To clarify Clickhouse will likely match this performance as well, but doing things on a single machines look sexier to me than it ever did in decades.

2 comments

Where does your data reside, is it on an attached EBS volume, or in S3, or somewhere else?

I had some spare time and tinkered with duckdb with a 70GB dataset, but just getting the 70GB on to the EC2 took hours. Would be pretty rocking if duckdb team could somehow set up a ~1TB sized demo that anyone can setup and try for themselves in, say, under an hour.

Local drives. DONT USE EBS! you’ll incur a huge IO charge. You have to choose instances with attached nvme storage which means one of the storage optimized instances.

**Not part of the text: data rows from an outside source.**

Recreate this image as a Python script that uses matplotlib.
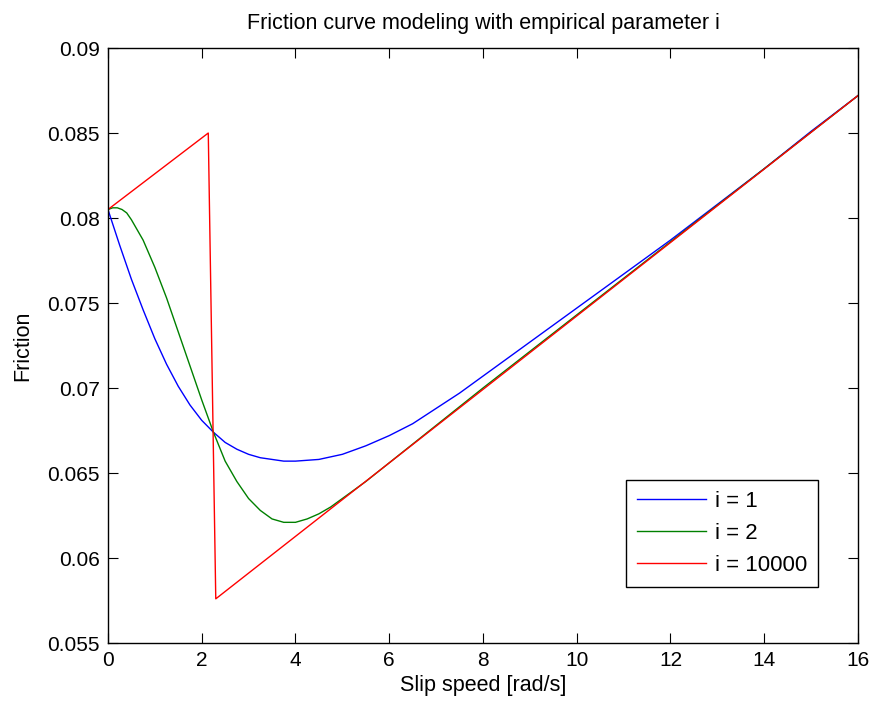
import numpy as np
import matplotlib
matplotlib.use("Agg")
import matplotlib.pyplot as plt
from matplotlib.ticker import FuncFormatter

# slip speed samples and friction values
x_i1 = [0, 0.25, 0.5, 0.75, 1.0, 1.25, 1.5, 1.75, 2.0, 2.25, 2.5, 2.75, 3.0, 3.25,
        3.5, 3.75, 4.0, 4.5, 5.0, 5.5, 6.0, 6.5, 7.0, 7.5, 8.0, 8.5, 9.0, 9.5,
        10.0, 10.5, 11.0, 11.5, 12.0, 13.0, 14.0, 15.0, 16.0]
f_i1 = [0.0805, 0.0784, 0.0764, 0.0746, 0.0729, 0.0714, 0.0701, 0.0690, 0.0681,
        0.0674, 0.0668, 0.0664, 0.0661, 0.0659, 0.0658, 0.0657, 0.0657, 0.0658,
        0.0661, 0.0666, 0.0672, 0.0679, 0.0688, 0.0697, 0.0707, 0.0717, 0.0727,
        0.0737, 0.0747, 0.0757, 0.0767, 0.0777, 0.0787, 0.0808, 0.0829, 0.0851,
        0.0872]

x_i2 = [0, 0.1, 0.2, 0.3, 0.4, 0.5, 0.75, 1.0, 1.25, 1.5, 1.75, 2.0, 2.25, 2.5,
        2.75, 3.0, 3.25, 3.5, 3.75, 4.0, 4.25, 4.5, 4.75, 5.0, 5.5, 6.0, 6.5, 7.0,
        8.0, 10.0, 12.0, 14.0, 16.0]
f_i2 = [0.0805, 0.0806, 0.0806, 0.0805, 0.0803, 0.0799, 0.0787, 0.0771, 0.0753,
        0.0733, 0.0713, 0.0693, 0.0674, 0.0657, 0.0645, 0.0635, 0.0628, 0.0623,
        0.0621, 0.0621, 0.0623, 0.0626, 0.0630, 0.0635, 0.0645, 0.0656, 0.0667,
        0.0678, 0.0700, 0.0743, 0.0786, 0.0829, 0.0872]

x_i10000 = [0, 2.14, 2.30, 16.0]
f_i10000 = [0.0805, 0.0850, 0.0576, 0.0872]

labels = ['i = 1', 'i = 2', 'i = 10000']

plt.rcParams['font.family'] = ['Liberation Sans', 'DejaVu Sans']

fig = plt.figure(figsize=(8.77, 7.04), dpi=100)
ax = fig.add_axes([0.1231, 0.0866, 0.8552, 0.8452])

ax.plot(x_i1, f_i1, color=(0, 0, 1), lw=1.0, label=labels[0])
ax.plot(x_i2, f_i2, color=(0, 0.5, 0), lw=1.0, label=labels[1])
ax.plot(x_i10000, f_i10000, color=(1, 0, 0), lw=1.0, label=labels[2])

ax.set_xlim(0, 16)
ax.set_ylim(0.055, 0.09)
ax.set_xticks(np.arange(0, 17, 2))
ax.set_yticks(np.arange(0.055, 0.0901, 0.005))
ax.yaxis.set_major_formatter(FuncFormatter(lambda v, p: '%g' % round(v, 3)))
ax.tick_params(direction='in', length=7, width=0.8, top=True, right=True,
               labelsize=15, pad=6, colors='black')
for s in ax.spines.values():
    s.set_linewidth(1.0)

ax.set_title('Friction curve modeling with empirical parameter i', fontsize=15.5, pad=14)
ax.set_xlabel('Slip speed [rad/s]', fontsize=15.5, labelpad=3)
ax.set_ylabel('Friction', fontsize=15.5, labelpad=10)

leg = ax.legend(loc='lower right', bbox_to_anchor=(0.9467, 0.0941),
                borderaxespad=0, fontsize=16, fancybox=False, framealpha=1,
                edgecolor='black', handlelength=3.1, handletextpad=0.4,
                labelspacing=0.5, borderpad=0.5)
leg.get_frame().set_linewidth(1.0)

fig.savefig('out.png', dpi=100)
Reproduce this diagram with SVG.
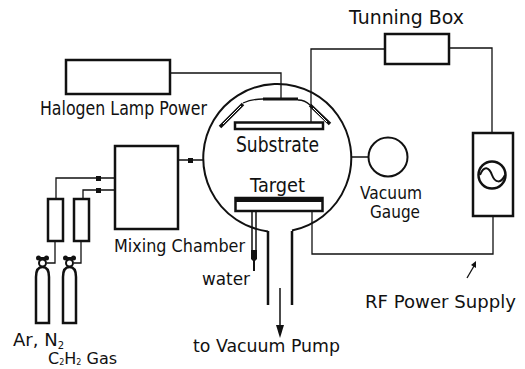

Reading the data off s3 will mean you will be slower than offerings like snowflake. Snowflake has optimized the crap out of doing analytics in s3, so you can’t beat it with something as simple as duckdb.

Importantly you need the data in some distributed format like parquet or split csv. Otherwise duckdb can’t read it in parallel.

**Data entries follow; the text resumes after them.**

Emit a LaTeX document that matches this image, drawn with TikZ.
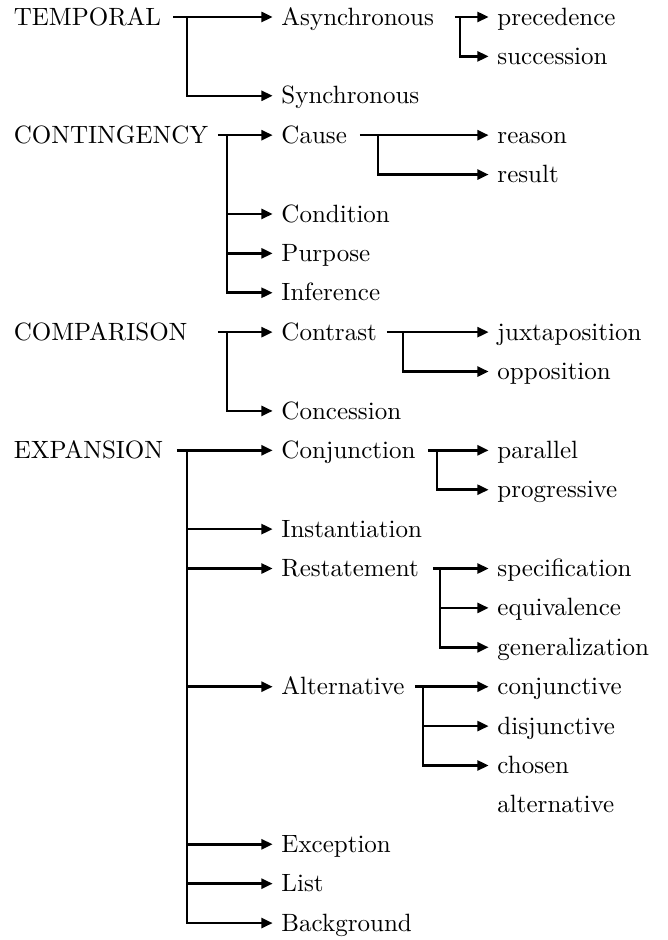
\documentclass[tikz,border=0pt]{standalone}
\usepackage{tikz}
\usetikzlibrary{arrows.meta}

\begin{document}
\begin{tikzpicture}[
				y=-0.5538cm,
				term/.style={anchor=west, inner sep=3.33pt, text height=1.5ex, text depth=0pt},
				arrow/.style={-{Triangle[length=4.5pt, width=4pt]}, line width=1pt, color=black}
				]
				\useasboundingbox (0,-0.431) rectangle (9.389,23.43);

				% top level
				\node[term] (temporal) at (0.07,0) {TEMPORAL};
				\node[term] (conting) at (0.07,3) {CONTINGENCY};
				\node[term] (compar) at (0.07,8) {COMPARISON};
				\node[term] (expan) at (0.07,11) {EXPANSION};

				% second level
				\node[term] (async) at (3.833,0) {Asynchronous};
				\node[term] (sync) at (3.833,2) {Synchronous};
				\node[term] (cause) at (3.833,3) {Cause};
				\node[term] (cond) at (3.833,5) {Condition};
				\node[term] (purpose) at (3.833,6) {Purpose};
				\node[term] (infer) at (3.833,7) {Inference};
				\node[term] (contrast) at (3.833,8) {Contrast};
				\node[term] (conces) at (3.833,10) {Concession};
				\node[term] (conj) at (3.833,11) {Conjunction};
				\node[term] (inst) at (3.833,13) {Instantiation};
				\node[term] (restat) at (3.833,14) {Restatement};
				\node[term] (alt) at (3.833,17) {Alternative};
				\node[term] (except) at (3.833,21) {Exception};
				\node[term] (list) at (3.833,22) {List};
				\node[term] (backgr) at (3.833,23) {Background};

				% third level
				\node[term] (preced) at (6.869,0) {precedence};
				\node[term] (succ) at (6.869,1) {succession};
				\node[term] (reason) at (6.869,3) {reason};
				\node[term] (result) at (6.869,4) {result};
				\node[term] (juxta) at (6.869,8) {juxtaposition};
				\node[term] (oppos) at (6.869,9) {opposition};
				\node[term] (parallel) at (6.869,11) {parallel};
				\node[term] (progr) at (6.869,12) {progressive};
				\node[term] (spec) at (6.869,14) {specification};
				\node[term] (equiv) at (6.869,15) {equivalence};
				\node[term] (gener) at (6.869,16) {generalization};
				\node[term] (conjv) at (6.869,17) {conjunctive};
				\node[term] (disjv) at (6.869,18) {disjunctive};
				\node[term] (chosen) at (6.869,19) {chosen};
				\node[term] (chosenb) at (6.869,20) {alternative};

				% branch points
				\coordinate (temporal-s) at (2.432,0);
				\coordinate (temporal-v) at (2.628,0);
				\coordinate (conting-s) at (3.064,3);
				\coordinate (conting-v) at (3.191,3);
				\coordinate (compar-s) at (3.064,8);
				\coordinate (compar-v) at (3.191,8);
				\coordinate (expan-s) at (2.488,11);
				\coordinate (expan-v) at (2.628,11);
				\coordinate (async-s) at (6.395,0);
				\coordinate (async-v) at (6.466,0);
				\coordinate (cause-s) at (5.060,3);
				\coordinate (cause-v) at (5.313,3);
				\coordinate (contrast-s) at (5.440,8);
				\coordinate (contrast-v) at (5.665,8);
				\coordinate (conj-s) at (6.016,11);
				\coordinate (conj-v) at (6.142,11);
				\coordinate (restat-s) at (6.086,14);
				\coordinate (restat-v) at (6.185,14);
				\coordinate (alt-s) at (5.833,17);
				\coordinate (alt-v) at (5.946,17);

				\draw[arrow] (temporal-s) -- (async.west);
				\draw[arrow] (temporal-v) |- (sync.west);
				\draw[arrow] (async-s) -- (preced.west);
				\draw[arrow] (async-v) |- (succ.west);

				\draw[arrow] (conting-s) -- (cause.west);
				\draw[arrow] (conting-v) |- (cond.west);
				\draw[arrow] (conting-v) |- (purpose.west);
				\draw[arrow] (conting-v) |- (infer.west);
				\draw[arrow] (cause-s) -- (reason.west);
				\draw[arrow] (cause-v) |- (result.west);

				\draw[arrow] (compar-s) -- (contrast.west);
				\draw[arrow] (compar-v) |- (conces.west);
				\draw[arrow] (contrast-s) -- (juxta.west);
				\draw[arrow] (contrast-v) |- (oppos.west);

				\draw[arrow] (expan-s) -- (conj.west);
				\draw[arrow] (expan-v) |- (inst.west);
				\draw[arrow] (expan-v) |- (restat.west);
				\draw[arrow] (expan-v) |- (alt.west);
				\draw[arrow] (expan-v) |- (except.west);
				\draw[arrow] (expan-v) |- (list.west);
				\draw[arrow] (expan-v) |- (backgr.west);
				\draw[arrow] (conj-s) -- (parallel.west);
				\draw[arrow] (conj-v) |- (progr.west);
				\draw[arrow] (restat-s) -- (spec.west);
				\draw[arrow] (restat-v) |- (equiv.west);
				\draw[arrow] (restat-v) |- (gener.west);
				\draw[arrow] (alt-s) -- (conjv.west);
				\draw[arrow] (alt-v) |- (disjv.west);
				\draw[arrow] (alt-v) |- (chosen.west);
			\end{tikzpicture}
\end{document}
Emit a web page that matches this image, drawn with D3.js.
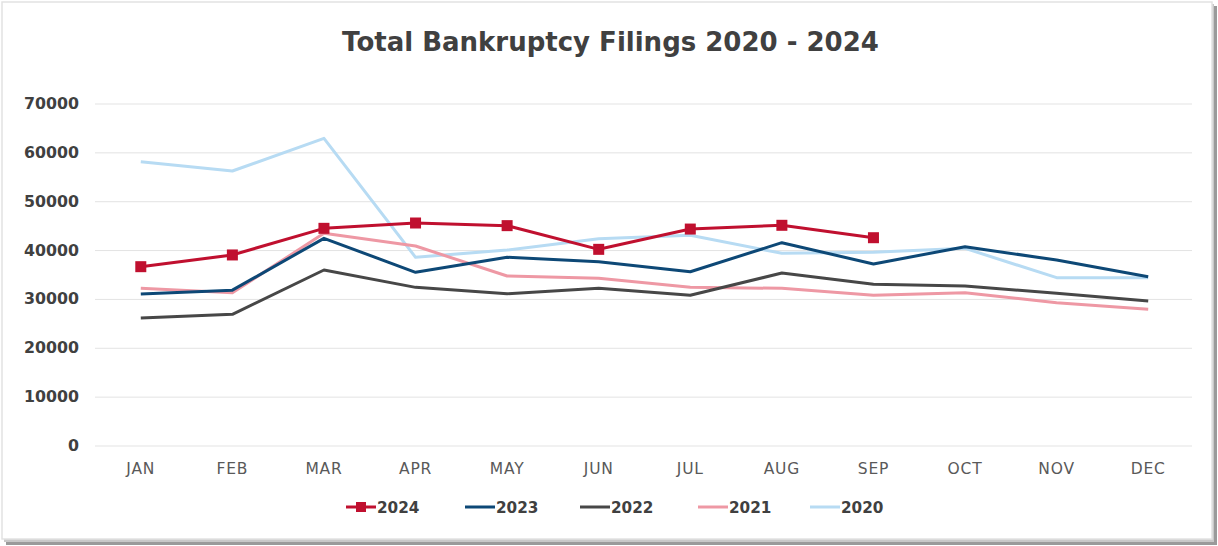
<!DOCTYPE html>
<html><head><meta charset="utf-8">
<script src="https://cdn.jsdelivr.net/npm/d3@7"></script>
<style>html,body{margin:0;padding:0;background:#fff;}svg{display:block;}</style>
</head><body>
<svg id="c" width="1218" height="546"></svg>
<script>
const months = ["JAN","FEB","MAR","APR","MAY","JUN","JUL","AUG","SEP","OCT","NOV","DEC"];
const yTicks = [0,10000,20000,30000,40000,50000,60000,70000];
const years = ["2024","2023","2022","2021","2020"];
const s2024 = [36600,39000,44450,45540,45000,40150,44300,45070,42530];
const s2023 = [31000,31800,42400,35450,38520,37620,35570,41510,37150,40690,37960,34550];
const s2022 = [26100,26850,35920,32370,31070,32170,30740,35300,32990,32640,31140,29570];
const s2021 = [32170,31280,43430,40830,34690,34220,32370,32170,30740,31280,29230,27880];
const s2020 = [58080,56180,62870,38520,40000,42330,43020,39330,39540,40350,34350,34350];
const colors = ["#C0102F","#0D4876","#474747","#EE98A4","#B7DBF3"];
const seriesVals = [s2024,s2023,s2022,s2021,s2020];

const svg = d3.select("#c");
svg.append("rect").attr("x",6).attr("y",6).attr("width",1211).attr("height",539).attr("fill","#9a9a9a");
svg.append("rect").attr("x",4).attr("y",4).attr("width",1210).attr("height",538).attr("fill","#c8c8c8");
svg.append("rect").attr("x",2).attr("y",2).attr("width",1210).attr("height",537).attr("fill","#fff").attr("stroke","#e2e2e2").attr("stroke-width",1.5);

const bold = "'DejaVu Sans', 'Open Sans', sans-serif";
const reg = "'DejaVu Sans', 'Open Sans', sans-serif";

function fitSize(txt, weight, base, target){
  const t = svg.append("text").attr("font-family",bold).attr("font-weight",weight).attr("font-size",base).text(txt);
  const w = t.node().getComputedTextLength();
  t.remove();
  return base*target/w;
}

const titleSize = Math.min(27, fitSize("Total Bankruptcy Filings 2020 - 2024",700,24,537));
svg.append("text").attr("x",610.5).attr("y",51).attr("text-anchor","middle")
  .attr("font-family",bold).attr("font-weight",700).attr("font-size",titleSize).attr("fill","#404040")
  .text("Total Bankruptcy Filings 2020 - 2024");

const x = d3.scaleBand().domain(months).range([95,1194]);
const y = d3.scaleLinear().domain([0,70000]).range([445.5,103.5]);

const tickSize = Math.min(17, fitSize("70000",700,15,55));
const gy = svg.append("g").attr("transform","translate(95,0)")
  .call(d3.axisLeft(y).tickValues(yTicks).tickSize(-1097).tickFormat(d3.format("d")).tickPadding(16));
gy.select(".domain").remove();
gy.selectAll(".tick line").attr("stroke","#e3e3e3").attr("stroke-width",1);
gy.selectAll(".tick text").attr("font-family",bold).attr("font-weight",700).attr("font-size",tickSize).attr("fill","#404040");

const gx = svg.append("g").attr("transform","translate(0,445.5)")
  .call(d3.axisBottom(x).tickSize(0).tickPadding(17));
gx.select(".domain").remove();
gx.selectAll(".tick text").attr("font-family",reg).attr("font-size",15.5).attr("letter-spacing",0.8).attr("fill","#595959");

const line = d3.line().x((d,i)=>x(months[i])+x.bandwidth()/2).y(d=>y(d));
for (let k=seriesVals.length-1;k>=0;k--){
  svg.append("path").datum(seriesVals[k]).attr("d",line).attr("fill","none")
    .attr("stroke",colors[k]).attr("stroke-width",3).attr("stroke-linejoin","round");
}
svg.append("g").selectAll("rect").data(s2024).join("rect")
  .attr("x",(d,i)=>x(months[i])+x.bandwidth()/2-5.5).attr("y",d=>y(d)-5.5)
  .attr("width",11).attr("height",11).attr("fill",colors[0]);

const legSize = Math.min(17, fitSize("2024",700,15,42.5));
const legX = [346,465,580,698,810];
const lg = svg.append("g");
years.forEach((yr,i)=>{
  const g = lg.append("g").attr("transform",`translate(${legX[i]},507)`);
  g.append("line").attr("x1",0).attr("x2",30).attr("y1",0).attr("y2",0).attr("stroke",colors[i]).attr("stroke-width",3);
  if(i===0) g.append("rect").attr("x",10).attr("y",-5).attr("width",10).attr("height",10).attr("fill",colors[0]);
  g.append("text").attr("x",31).attr("y",5.5).attr("font-family",bold).attr("font-weight",700).attr("font-size",legSize).attr("fill","#404040").text(yr);
});
</script>
</body></html>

Hi – DuckDB Labs devrel here. It's great that you find DuckDB useful!

On the setup side, I agree that local (instance-attached) disks should be preferred but does EBS incur an IO fee? It incurs a significant latency for sure but it doesn't have a per-operation pricing:

> I/O is included in the price of the volumes, so you pay only for each GB of storage you provision.

(https://aws.amazon.com/ebs/pricing/)

Can’t remember anymore, but it’s either (a) the gp2 volumes were way too slow for the ops or (b) the IOPs charges made it bad. To be clear I didn’t do it on duckdb but hosted a Postgres. I moved to light sail instead and was happy with it (you don’t get attached SSD in ec2 until you go to instances that are super large).
Also, I learned that Hive-partitioned Parquet on S3 is much slower than on disk.

S3 is high latency unless you use for S3 Express Zones (the low latency version).

We used EFS (not EBS) and it was much faster.

Test out the nvme drives though. It’s blazing.
I tried to spread large dataset into thousands of files on S3 and use StepFunctions Distributed Map to launch thousands of Lambda instances to process those files in parallel, using DuckDB (or other libs) in Lambda. The parallel loading and processing is way faster than doing this in a single big EC2 instance.
Lambda isn’t infinitely parallel. I thought it doesn’t do more than 100 parallel runners? I4i.metal has 96 cores and can be faster than that.
As per AWS said in https://aws.amazon.com/cn/blogs/aws/aws-lambda-functions-now...

> Each synchronously invoked Lambda function now scales by 1,000 concurrent executions every 10 seconds.

I’ve tried reading streamed parquet via PyArrow with Duck, and it’s been pretty promising. Depending on the query, you won’t need to download everything off HTTP.
we use partitioned parquet files in s3. we use a csv in the bucket root to track the files. i’m sure there’s a better way but for now the 2tb of data are stored cheaply and we get fast reads by only reading the partitions we need to read.
I'm curious how much simpler to build, manage, and run vs cost it would be to simply running a database on a large vultr/DO instance and paying for 2tb of storage?

I feel like you'd get away with the whole thing for around $500/mo depending on how much compute was needed?

You just need to try it once to see the issue. Merely loading this amount of data onto a Postgres db will be hell.
well that's not the infrastructure we have. we are primarily an aws shop so we use the resources available to us in the context of our infrastructure decisions. it would be a hard sell to buy something outside of that ecosystem.
I understand that's the infrastructure you have. But that's more describing vendor lock-in haha.

Most of my work is with clients that don't have any set infrastructure yet, so was curious if anyone had any anecdotes.

Huge fan of Clickhouse, but the minute you have to deal with somebody else's CSV is when Duck wins over Clickhouse.